_What you are asked to do_. Below are records; work out how many of their lines hold the string "this" and give that number alone.

======== Records to process

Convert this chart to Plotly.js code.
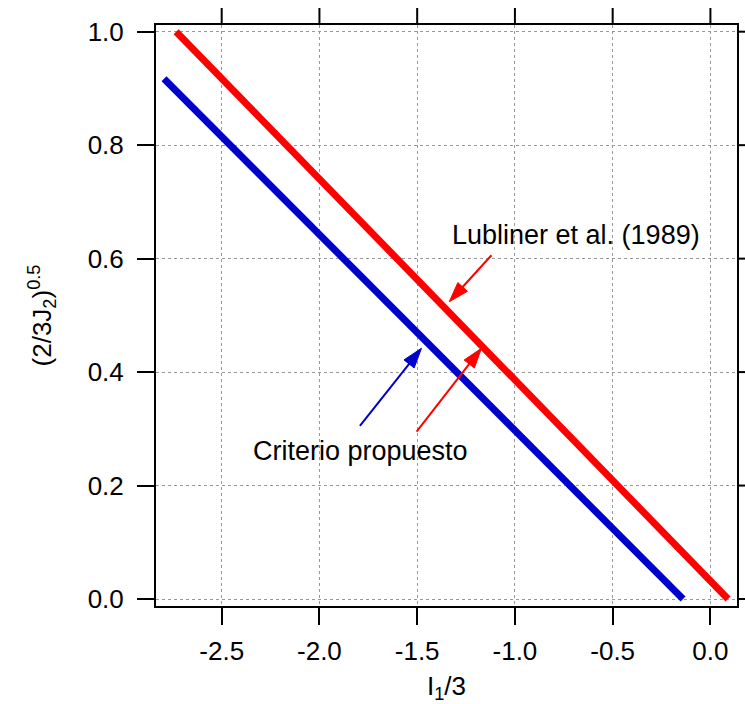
<!DOCTYPE html>
<html>
<head>
<meta charset="utf-8">
<script src="https://cdn.plot.ly/plotly-3.0.1.min.js"></script>
<style>
  html, body { margin: 0; padding: 0; background: #fff; }
  #chart { width: 745px; height: 704px; }
</style>
</head>
<body>
<div id="chart"></div>
<script>
// Yield surfaces in the meridian plane: (2/3 J2)^0.5 against I1/3
const lublinerI1 = [-2.733, 0.09];
const lublinerJ2 = [1.0, 0.0];
const propuestoI1 = [-2.795, -0.14];
const propuestoJ2 = [0.917, 0.0];

const xTicks = [-2.5, -2.0, -1.5, -1.0, -0.5, 0.0];
const yTicks = [0.0, 0.2, 0.4, 0.6, 0.8, 1.0];

// Label anchors and pointer arrows (tail -> head) in data units
const lublinerLabel = {text: 'Lubliner et al. (1989)', x: -0.689, y: 0.642};
const propuestoLabel = {text: 'Criterio propuesto', x: -1.788, y: 0.261};
const arrowsRed = [
  {tail: [-1.120, 0.606], head: [-1.336, 0.524]},
  {tail: [-1.503, 0.295], head: [-1.171, 0.442]}
];
const arrowsBlue = [
  {tail: [-1.793, 0.305], head: [-1.478, 0.442]}
];

const RED = '#ff0000';
const BLUE = '#0000cc';
const FONT = 'Liberation Sans, Arial, sans-serif';

const W = 745, H = 704;
const M = {l: 156, r: 8, t: 25, b: 98};
const TICKLEN = 17;

const traces = [
  {x: lublinerI1, y: lublinerJ2, mode: 'lines', line: {color: RED, width: 7}, hoverinfo: 'skip'},
  {x: propuestoI1, y: propuestoJ2, mode: 'lines', line: {color: BLUE, width: 7}, hoverinfo: 'skip'}
];

// each pointer: a thin shaft with an arrow marker at the head, oriented along the shaft
function pointer(a, color) {
  return {
    x: [a.tail[0], a.head[0]], y: [a.tail[1], a.head[1]],
    mode: 'lines+markers', hoverinfo: 'skip',
    line: {color: color, width: 2},
    marker: {symbol: 'arrow', size: [0, 21], color: color, opacity: 1,
             angleref: 'previous', line: {width: 1, color: color}}
  };
}
arrowsRed.forEach(a => traces.push(pointer(a, RED)));
arrowsBlue.forEach(a => traces.push(pointer(a, BLUE)));

const annotations = [
  {x: lublinerLabel.x, y: lublinerLabel.y, xref: 'x', yref: 'y', text: lublinerLabel.text,
   showarrow: false, font: {family: FONT, size: 27, color: '#000'}},
  {x: propuestoLabel.x, y: propuestoLabel.y, xref: 'x', yref: 'y', text: propuestoLabel.text,
   showarrow: false, font: {family: FONT, size: 27, color: '#000'}}
];

// outward tick marks along the top and right frame edges
const plotW = W - M.l - M.r, plotH = H - M.t - M.b;
const edgeTicks = [];
xTicks.forEach(v => edgeTicks.push({
  type: 'line', xref: 'x', yref: 'paper', x0: v, x1: v, y0: 1, y1: 1 + TICKLEN / plotH,
  line: {color: '#000', width: 2}, layer: 'above'
}));
yTicks.forEach(v => edgeTicks.push({
  type: 'line', xref: 'paper', yref: 'y', y0: v, y1: v, x0: 1, x1: 1 + TICKLEN / plotW,
  line: {color: '#000', width: 2}, layer: 'above'
}));

const axisCommon = {
  showline: true, linecolor: '#000', linewidth: 2, mirror: true,
  ticks: 'outside', ticklen: TICKLEN, tickwidth: 2, tickcolor: '#000',
  showgrid: true, gridcolor: '#999', griddash: 'dot', gridwidth: 1,
  zeroline: false, tickfont: {family: FONT, size: 26, color: '#000'},
  automargin: false
};

const layout = {
  width: W, height: H,
  margin: M,
  paper_bgcolor: '#fff', plot_bgcolor: '#fff',
  showlegend: false,
  font: {family: FONT, color: '#000'},
  xaxis: Object.assign({}, axisCommon, {
    range: [-2.836, 0.136], tickvals: xTicks, ticktext: xTicks.map(v => v.toFixed(1)),
    ticklabelstandoff: 4,
    title: {text: 'I<sub>1</sub>/3', font: {family: FONT, size: 26, color: '#000'}, standoff: 14}
  }),
  yaxis: Object.assign({}, axisCommon, {
    range: [-0.0123, 1.0118], tickvals: yTicks, ticktext: yTicks.map(v => v.toFixed(1)),
    ticklabelstandoff: 8,
    title: {text: '(2/3J<sub>2</sub>)<sup>0.5</sup>', font: {family: FONT, size: 26, color: '#000'}, standoff: 29}
  }),
  shapes: edgeTicks,
  annotations: annotations
};

Plotly.newPlot('chart', traces, layout, {staticPlot: true, displayModeBar: false});
</script>
</body>
</html>
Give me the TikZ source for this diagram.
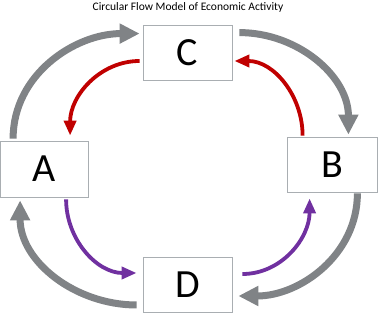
\documentclass[tikz,border=0pt]{standalone}
\usepackage{fontspec}
\setmainfont{Carlito}
\usetikzlibrary{arrows.meta, positioning, calc}
\definecolor{cGray}{HTML}{808386}
\definecolor{cRed}{HTML}{C00000}
\definecolor{cPurple}{HTML}{7030A0}
\definecolor{cBorder}{HTML}{A9AEB2}

\begin{document}
\begin{tikzpicture}[
  x=1pt, y=1pt,
  flowbox/.style={draw=cBorder, fill=white, line width=0.8pt,
    minimum width=89pt, minimum height=55pt, inner sep=0pt,
    font=\fontsize{40}{40}\selectfont},
  grayflow/.style={draw=cGray, line width=7pt,
    -{Triangle[length=20pt, width=19pt]}},
  redflow/.style={draw=cRed, line width=3.8pt,
    -{Triangle[length=15pt, width=12pt]}},
  purpleflow/.style={draw=cPurple, line width=3.8pt,
    -{Triangle[length=15pt, width=12pt]}}
]
  \useasboundingbox (0,0) rectangle (381,313);

  \node[font=\fontsize{11.5}{11.5}\selectfont] (title) at (188,306)
    {Circular Flow Model of Economic Activity};

  \node[flowbox] (C) at (187.5,260.5) {C};
  \node[flowbox, minimum width=88pt, minimum height=56pt] (A) at (44.5,144) {A};
  \node[flowbox, minimum width=90pt] (B) at (332,148.5) {B};
  \node[flowbox] (D) at (187.5,28) {D};

  % outer ring
  \draw[grayflow] ([shift={(13,2)}]A.north west) to[out=90, in=180]
    ([shift={(-3,-9)}]C.north west);
  \draw[grayflow] ([shift={(7,-8)}]C.north east) to[out=0, in=90]
    ([shift={(-29,2)}]B.north east);
  \draw[grayflow] ([shift={(-20,-1)}]B.south east) to[out=-90, in=0]
    ([shift={(6,-11)}]D.east);
  \draw[grayflow] ([shift={(-6,-20)}]D.west) to[out=180, in=-90]
    ([shift={(20,-3)}]A.south west);

  % inner ring, upper half
  \draw[redflow] ([shift={(-3,-8.5)}]C.west) to[out=180, in=90]
    ([shift={(70,5)}]A.north west);
  \draw[redflow] ([shift={(16,1)}]B.north west) to[out=90, in=0]
    ([shift={(2,-8.5)}]C.east);

  % inner ring, lower half
  \draw[purpleflow] ([shift={(66,-2)}]A.south west) to[out=-90, in=180]
    ([shift={(-6,12)}]D.west);
  \draw[purpleflow] ([shift={(10,11)}]D.east) to[out=0, in=-90]
    ([shift={(23,-6)}]B.south west);

\end{tikzpicture}
\end{document}
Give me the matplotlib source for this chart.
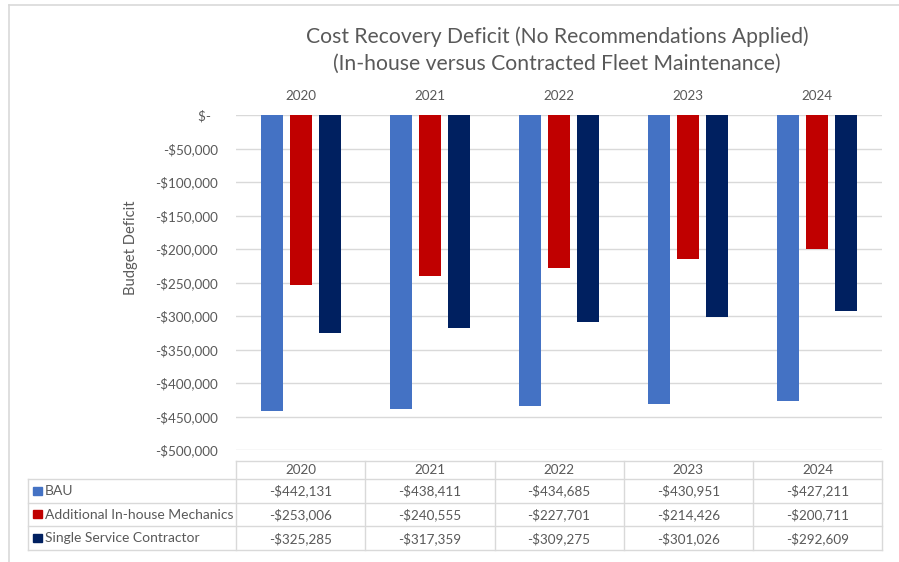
import matplotlib
matplotlib.use('Agg')
import matplotlib.pyplot as plt
import numpy as np

years = ['2020', '2021', '2022', '2023', '2024']
series_names = ['BAU', 'Additional In-house Mechanics', 'Single Service Contractor']
bau = [-442131, -438411, -434685, -430951, -427211]
inhouse = [-253006, -240555, -227701, -214426, -200711]
contractor = [-325285, -317359, -309275, -301026, -292609]
yticks = list(range(0, -500001, -50000))

colors = ['#4472C4', '#C00000', '#002060']
series = [bau, inhouse, contractor]

plt.rcParams['font.family'] = ['Lato', 'DejaVu Sans']
TXT = '#595959'
GRID = '#D9D9D9'

W, H = 899, 562
fig = plt.figure(figsize=(W / 100, H / 100), dpi=100)


def fx(x):
    return x / W


def fy(y):
    return 1 - y / H


ax = fig.add_axes([fx(236), fy(450), (882 - 236) / W, (450 - 115) / H])
x = np.arange(len(years))
offs = [-0.225, 0.0, 0.225]
for i, (vals, c) in enumerate(zip(series, colors)):
    ax.bar(x + offs[i], vals, width=0.17, color=c, zorder=3, label=series_names[i])
ax.set_xlim(-0.5, len(years) - 0.5)
ax.set_ylim(-500000, 0)
ax.set_yticks(yticks)


def fmt(v):
    if v == 0:
        return '$-  '
    return '-${:,}'.format(abs(v))


ax.set_yticklabels([fmt(v) for v in yticks])
ax.xaxis.tick_top()
ax.set_xticks(x)
ax.set_xticklabels(years)
ax.tick_params(axis='both', length=0, colors=TXT, labelsize=9.7)
ax.tick_params(axis='y', pad=13)
ax.tick_params(axis='x', pad=9)
ax.grid(axis='y', color=GRID, lw=1, zorder=0)
ax.set_axisbelow(True)
for s in ax.spines.values():
    s.set_visible(False)

fig.text(fx(131), fy(248), 'Budget Deficit', rotation=90, ha='center', va='center',
         color=TXT, fontsize=10.6)

fig.text(fx(557), fy(37), 'Cost Recovery Deficit (No Recommendations Applied)',
         ha='center', va='center', color=TXT, fontsize=15.2)
fig.text(fx(557), fy(64), '(In-house versus Contracted Fleet Maintenance)',
         ha='center', va='center', color=TXT, fontsize=15.2)

# overlay axes for table and border
tax = fig.add_axes([0, 0, 1, 1])
tax.set_xlim(0, W)
tax.set_ylim(H, 0)
tax.axis('off')
tax.patch.set_alpha(0)

# chart border (top, left)
tax.plot([9, W], [5, 5], color=GRID, lw=1.2)
tax.plot([9, 9], [5, H], color=GRID, lw=1.2)

col_x = [236, 365, 494.5, 623.5, 753, 882]
row_y = [460.5, 478.5, 502.5, 526, 549.5]
left_x = 27.5

tax.plot([col_x[0], col_x[-1]], [row_y[0], row_y[0]], color=GRID, lw=1)
for yy in row_y[1:]:
    tax.plot([left_x, col_x[-1]], [yy, yy], color=GRID, lw=1)
for xx in col_x:
    tax.plot([xx, xx], [row_y[0], row_y[-1]], color=GRID, lw=1)
tax.plot([left_x, left_x], [row_y[1], row_y[-1]], color=GRID, lw=1)

for j, yr in enumerate(years):
    cx = (col_x[j] + col_x[j + 1]) / 2
    tax.text(cx, (row_y[0] + row_y[1]) / 2 + 0.5, yr, ha='center', va='center',
             color=TXT, fontsize=9.7)

for i, (name, vals, c) in enumerate(zip(series_names, series, colors)):
    cy = (row_y[i + 1] + row_y[i + 2]) / 2
    tax.add_patch(plt.Rectangle((33, cy - 4), 8.5, 8, color=c))
    tax.text(45, cy + 0.5, name, ha='left', va='center', color=TXT, fontsize=10)
    for j, v in enumerate(vals):
        cx = (col_x[j] + col_x[j + 1]) / 2
        tax.text(cx, cy + 0.5, '-${:,}'.format(abs(v)), ha='center', va='center',
                 color=TXT, fontsize=9.7)

fig.savefig('out.png', dpi=100, facecolor='white')
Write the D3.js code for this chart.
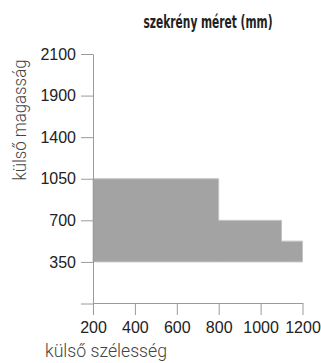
<!DOCTYPE html>
<html>
<head>
<meta charset="utf-8">
<script src="https://cdn.jsdelivr.net/npm/d3@7"></script>
<style>
  body { margin: 0; background: #fff; }
  .axis path, .axis line { stroke: #9a9a9a; }
  .axis text { font-family: "Liberation Sans", Arial, sans-serif; font-size: 16px; fill: #222; }
  .lbl { font-family: Roboto, "DejaVu Sans Condensed", sans-serif; font-weight: 300; font-size: 19px; fill: #444; }
</style>
</head>
<body>
<script>
// cabinet sizes: outer width steps and heights
var widthSteps = [200, 800, 1100, 1200];
var heightSteps = [1050, 700, 525, 525];
var baseHeight = 350;

var yTicks = [0, 350, 700, 1050, 1400, 1900, 2100];
var yLabels = ["", "350", "700", "1050", "1400", "1900", "2100"];
var xTicks = [200, 400, 600, 800, 1000, 1200];

var W = 321, H = 363;
var plotLeft = 93, plotRight = 302.5, plotTop = 54, plotBottom = 303.5;

var svg = d3.select("body").append("svg")
    .attr("width", W)
    .attr("height", H);

var x = d3.scaleLinear().domain([200, 1200]).range([plotLeft, plotRight]);

// y axis uses evenly spaced ticks, not a linear scale
var step = (plotBottom - plotTop) / (yTicks.length - 1);
var y = d3.scaleLinear()
    .domain(yTicks)
    .range(yTicks.map(function(d, i) { return plotBottom - i * step; }));

var data = widthSteps.map(function(w, i) { return { w: w, h: heightSteps[i] }; });

var area = d3.area()
    .curve(d3.curveStepAfter)
    .x(function(d) { return x(d.w); })
    .y0(y(baseHeight))
    .y1(function(d) { return y(d.h); });

svg.append("path")
    .datum(data)
    .attr("d", area)
    .style("fill", "#a3a3a3")
    .style("stroke", "#c4c4c4")
    .style("stroke-width", 1);

svg.append("g")
    .attr("class", "axis")
    .attr("transform", "translate(93,0)")
    .call(d3.axisLeft(y).tickValues(yTicks)
        .tickFormat(function(d, i) { return yLabels[i]; })
        .tickSize(12).tickSizeOuter(0).tickPadding(5));

svg.append("g")
    .attr("class", "axis")
    .attr("transform", "translate(0,303)")
    .call(d3.axisBottom(x).tickValues(xTicks)
        .tickFormat(d3.format("d"))
        .tickSize(12).tickSizeOuter(0).tickPadding(7));

svg.append("text")
    .attr("x", 208)
    .attr("y", 28)
    .attr("text-anchor", "middle")
    .attr("textLength", 129)
    .attr("lengthAdjust", "spacingAndGlyphs")
    .style("font-family", "'DejaVu Sans Condensed', 'DejaVu Sans', sans-serif")
    .style("font-weight", "bold")
    .style("font-size", "18px")
    .style("fill", "#222")
    .text("szekrény méret (mm)");

svg.append("text")
    .attr("class", "lbl")
    .attr("transform", "translate(25.5,120) rotate(-90)")
    .attr("text-anchor", "middle")
    .attr("textLength", 121)
    .attr("lengthAdjust", "spacingAndGlyphs")
    .text("külső magasság");

svg.append("text")
    .attr("class", "lbl")
    .attr("x", 45)
    .attr("y", 357)
    .attr("textLength", 122)
    .attr("lengthAdjust", "spacingAndGlyphs")
    .text("külső szélesség");
</script>
</body>
</html>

================

_Output of the exercise_. 4